[Items from a dataset]
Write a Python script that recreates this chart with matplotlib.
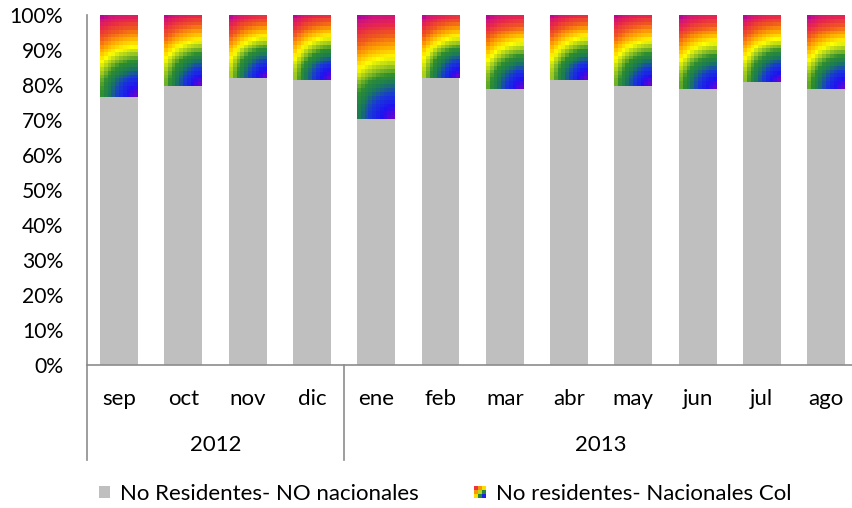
import numpy as np
import matplotlib
matplotlib.use("Agg")
import matplotlib.pyplot as plt
from matplotlib.colors import LinearSegmentedColormap
from matplotlib.patches import Rectangle, Patch
from matplotlib.legend_handler import HandlerBase
import matplotlib.transforms as mtransforms

plt.rcParams['font.family'] = ['Lato', 'DejaVu Sans']

# ---------------- data ----------------
months = ["sep", "oct", "nov", "dic", "ene", "feb", "mar", "abr", "may", "jun", "jul", "ago"]
years = ["2012", "2013"]
year_sizes = [4, 8]
no_nacionales = [76.6, 79.7, 82.0, 81.4, 70.3, 82.0, 78.9, 81.4, 79.7, 78.9, 80.9, 78.9]
nacionales_col = [100 - v for v in no_nacionales]
series_labels = ["No Residentes- NO nacionales", "No residentes- Nacionales Col"]

GRAY = "#BFBFBF"
rainbow_stops = [
    (0.00, "#7A00C8"), (0.12, "#2012F2"), (0.22, "#1838D8"), (0.32, "#1A7A58"),
    (0.40, "#2E8E30"), (0.48, "#9CC822"), (0.56, "#FFFF00"), (0.66, "#FFA800"),
    (0.76, "#F05A1E"), (0.86, "#E8284A"), (0.94, "#D2147A"), (1.00, "#A000A8"),
]
rainbow = LinearSegmentedColormap.from_list("rb", rainbow_stops)

W, H, DPI = 852, 508, 100
fig = plt.figure(figsize=(W / DPI, H / DPI), dpi=DPI)
ax_left, ax_bottom_px, ax_top_px = 87, 365, 15
slot_px = 64.27
n = len(months)
ax = fig.add_axes([ax_left / W, (H - ax_bottom_px) / H, n * slot_px / W, (ax_bottom_px - ax_top_px) / H])

x = np.arange(n)
bw = 0.59
ax.bar(x, no_nacionales, width=bw, color=GRAY, zorder=2)
ax.bar(x, nacionales_col, bottom=no_nacionales, width=bw, color="none", zorder=2)

px_per_y = (ax_bottom_px - ax_top_px) / 100.0
px_per_x = slot_px
cell = 3.8
for xi, b, h in zip(x, no_nacionales, nacionales_col):
    wpx = bw * px_per_x
    hpx = h * px_per_y
    nx = max(2, int(round(wpx / cell)))
    ny = max(2, int(round(hpx / cell)))
    cx = (np.arange(nx) + 0.5) / nx * wpx
    cy = (np.arange(ny) + 0.5) / ny * hpx
    X, Y = np.meshgrid(cx, cy)
    # Y measured from top of segment; corner at bottom-right
    d = np.sqrt((wpx - X) ** 2 + (hpx - Y) ** 2) / np.sqrt(wpx ** 2 + hpx ** 2)
    ax.imshow(rainbow(d), extent=(xi - bw / 2, xi + bw / 2, b, b + h),
              aspect="auto", interpolation="nearest", origin="upper", zorder=2)
ax.set_xlim(-0.5, n - 0.5)
ax.set_ylim(0, 100)

# axes styling
for s in ["top", "right"]:
    ax.spines[s].set_visible(False)
for s in ["left", "bottom"]:
    ax.spines[s].set_color("#8C8C8C")
    ax.spines[s].set_linewidth(1.2)
ax.set_yticks(np.arange(0, 101, 10))
ax.set_yticklabels([f"{v}%" for v in range(0, 101, 10)])
ax.tick_params(axis="y", length=0, pad=17, labelsize=15.2)
ax.set_xticks([])

FS = 16
trans = mtransforms.blended_transform_factory(ax.transData, ax.transAxes)
hgt = ax_bottom_px - ax_top_px
for xi, m in zip(x, months):
    ax.text(xi, -34 / hgt, m, transform=trans, ha="center", va="center", fontsize=FS)
start = 0
for yl, sz in zip(years, year_sizes):
    ax.text(start + sz / 2 - 0.5, -80 / hgt, yl, transform=trans, ha="center", va="center", fontsize=FS)
    ax.plot([start - 0.5, start - 0.5], [0, -95 / hgt], transform=trans, color="#8C8C8C",
            lw=1.2, clip_on=False, zorder=3)
    start += sz


class RainbowHandler(HandlerBase):
    def create_artists(self, legend, orig_handle, xdescent, ydescent, width, height, fontsize, trans):
        k = 3
        side = height
        x0 = -xdescent + (width - side) / 2
        y0 = -ydescent
        arts = []
        for i in range(k):
            for j in range(k):
                dx = (k - 1 - i) + 0.5
                dy = j + 0.5
                d = np.sqrt(dx ** 2 + dy ** 2) / np.sqrt(2 * k ** 2)
                arts.append(Rectangle((x0 + i * side / k, y0 + j * side / k), side / k, side / k,
                                      facecolor=rainbow(d), edgecolor="none", transform=trans))
        return arts


h1 = Patch(facecolor=GRAY, edgecolor="none")
h2 = Patch(facecolor="red")
fig.legend([h1, h2], series_labels, loc="center", bbox_to_anchor=(445 / W, 1 - 494 / H),
           ncol=2, frameon=False, fontsize=FS, handlelength=0.5, handleheight=0.5,
           handletextpad=0.45, columnspacing=2.5, handler_map={h2: RainbowHandler()})

fig.savefig("out.png", dpi=DPI)
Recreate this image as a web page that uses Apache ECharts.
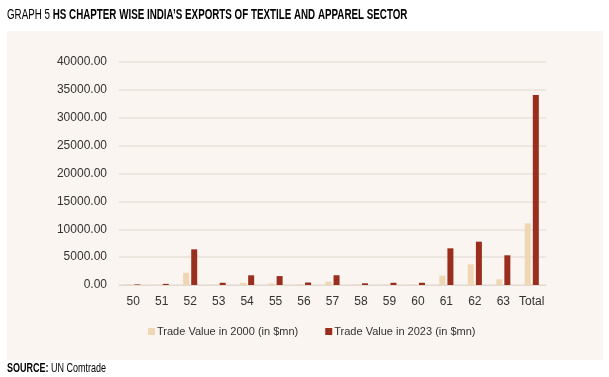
<!DOCTYPE html>
<html>
<head>
<meta charset="utf-8">
<script src="https://cdn.jsdelivr.net/npm/echarts@6/dist/echarts.min.js"></script>
<style>
  html, body { margin: 0; padding: 0; background: #fff; }
  #chart { width: 609px; height: 377px; }
</style>
</head>
<body>
<div id="chart"></div>
<script>
// HS chapters
var categories = ['50', '51', '52', '53', '54', '55', '56', '57', '58', '59', '60', '61', '62', '63', 'Total'];
var legendNames = ['Trade Value in 2000 (in $mn)', 'Trade Value in 2023 (in $mn)'];
// values
var value2000 = [150, 50, 2200, 60, 400, 300, 120, 600, 100, 80, 60, 1670, 3710, 1020, 11070];
var value2023 = [100, 200, 6400, 400, 1740, 1600, 450, 1750, 300, 400, 400, 6580, 7770, 5330, 34100];
var yTicks = [0, 5000, 10000, 15000, 20000, 25000, 30000, 35000, 40000];

var font = "'Liberation Sans Narrow', 'Liberation Sans', sans-serif";
var chart = echarts.init(document.getElementById('chart'));

var option = {
    backgroundColor: '#ffffff',
    textStyle: { fontFamily: font },
    graphic: [
        {
            type: 'rect',
            shape: { x: 7, y: 31, width: 596, height: 329 },
            style: { fill: '#faf5f0' },
            z: -10
        },
        {
            type: 'text',
            x: 7,
            y: 8,
            scaleX: 0.7,
            style: {
                text: '{a|GRAPH 5 }{b|HS CHAPTER WISE INDIA\u2019S EXPORTS OF TEXTILE AND APPAREL SECTOR}',
                rich: {
                    a: { fontFamily: font, fontSize: 14, color: '#666' },
                    b: { fontFamily: font, fontSize: 14, fontWeight: 'bold', color: '#222' }
                }
            }
        },
        {
            type: 'text',
            x: 7,
            y: 363,
            scaleX: 0.75,
            style: {
                text: '{a|SOURCE: }{b|UN Comtrade}',
                rich: {
                    a: { fontFamily: font, fontSize: 12, fontWeight: 'bold', color: '#222' },
                    b: { fontFamily: font, fontSize: 12, color: '#444' }
                }
            }
        }
    ],
    legend: {
        data: legendNames,
        top: 321,
        left: 143,
        itemWidth: 7,
        itemHeight: 7,
        itemGap: 27,
        icon: 'rect',
        textStyle: { color: '#333', fontSize: 11, fontFamily: font, padding: [0, 0, 0, -3] }
    },
    grid: {
        left: 119,
        right: 63,
        top: 62,
        height: 223,
        containLabel: false
    },
    xAxis: {
        type: 'category',
        data: categories,
        axisLine: { show: true, lineStyle: { color: '#e2d9d0' } },
        axisTick: { show: false },
        axisLabel: { color: '#333', fontSize: 12, margin: 11, fontFamily: font, interval: 0 }
    },
    yAxis: {
        type: 'value',
        min: yTicks[0],
        max: yTicks[yTicks.length - 1],
        interval: 5000,
        axisLine: { show: false },
        axisTick: { show: false },
        splitLine: { lineStyle: { color: '#e8e0d8', width: 1.5 } },
        axisLabel: {
            color: '#333',
            fontSize: 12,
            margin: 12,
            fontFamily: font,
            formatter: function (v) { return v.toFixed(2); }
        }
    },
    series: [
        {
            name: legendNames[0],
            type: 'bar',
            data: value2000,
            barWidth: 6,
            barGap: '35%',
            itemStyle: { color: '#f0d7b4' }
        },
        {
            name: legendNames[1],
            type: 'bar',
            data: value2023,
            barWidth: 6,
            barGap: '35%',
            itemStyle: { color: '#9a2e1e' }
        }
    ]
};
chart.setOption(option);
</script>
</body>
</html>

# WRITTEN TASK:
Would you reproduce the lines above, from the very first through the line containing "ax = fig.add_axes([ax_left", exactly and without the pictures?

# ANSWER TO THIS TASK:
Write a Python script that recreates this chart with matplotlib.
import numpy as np
import matplotlib
matplotlib.use("Agg")
import matplotlib.pyplot as plt
from matplotlib.colors import LinearSegmentedColormap
from matplotlib.patches import Rectangle, Patch
from matplotlib.legend_handler import HandlerBase
import matplotlib.transforms as mtransforms

plt.rcParams['font.family'] = ['Lato', 'DejaVu Sans']

# ---------------- data ----------------
months = ["sep", "oct", "nov", "dic", "ene", "feb", "mar", "abr", "may", "jun", "jul", "ago"]
years = ["2012", "2013"]
year_sizes = [4, 8]
no_nacionales = [76.6, 79.7, 82.0, 81.4, 70.3, 82.0, 78.9, 81.4, 79.7, 78.9, 80.9, 78.9]
nacionales_col = [100 - v for v in no_nacionales]
series_labels = ["No Residentes- NO nacionales", "No residentes- Nacionales Col"]

GRAY = "#BFBFBF"
rainbow_stops = [
    (0.00, "#7A00C8"), (0.12, "#2012F2"), (0.22, "#1838D8"), (0.32, "#1A7A58"),
    (0.40, "#2E8E30"), (0.48, "#9CC822"), (0.56, "#FFFF00"), (0.66, "#FFA800"),
    (0.76, "#F05A1E"), (0.86, "#E8284A"), (0.94, "#D2147A"), (1.00, "#A000A8"),
]
rainbow = LinearSegmentedColormap.from_list("rb", rainbow_stops)

W, H, DPI = 852, 508, 100
fig = plt.figure(figsize=(W / DPI, H / DPI), dpi=DPI)
ax_left, ax_bottom_px, ax_top_px = 87, 365, 15
slot_px = 64.27
n = len(months)
ax = fig.add_axes([ax_left / W, (H - ax_bottom_px) / H, n * slot_px / W, (ax_bottom_px - ax_top_px) / H])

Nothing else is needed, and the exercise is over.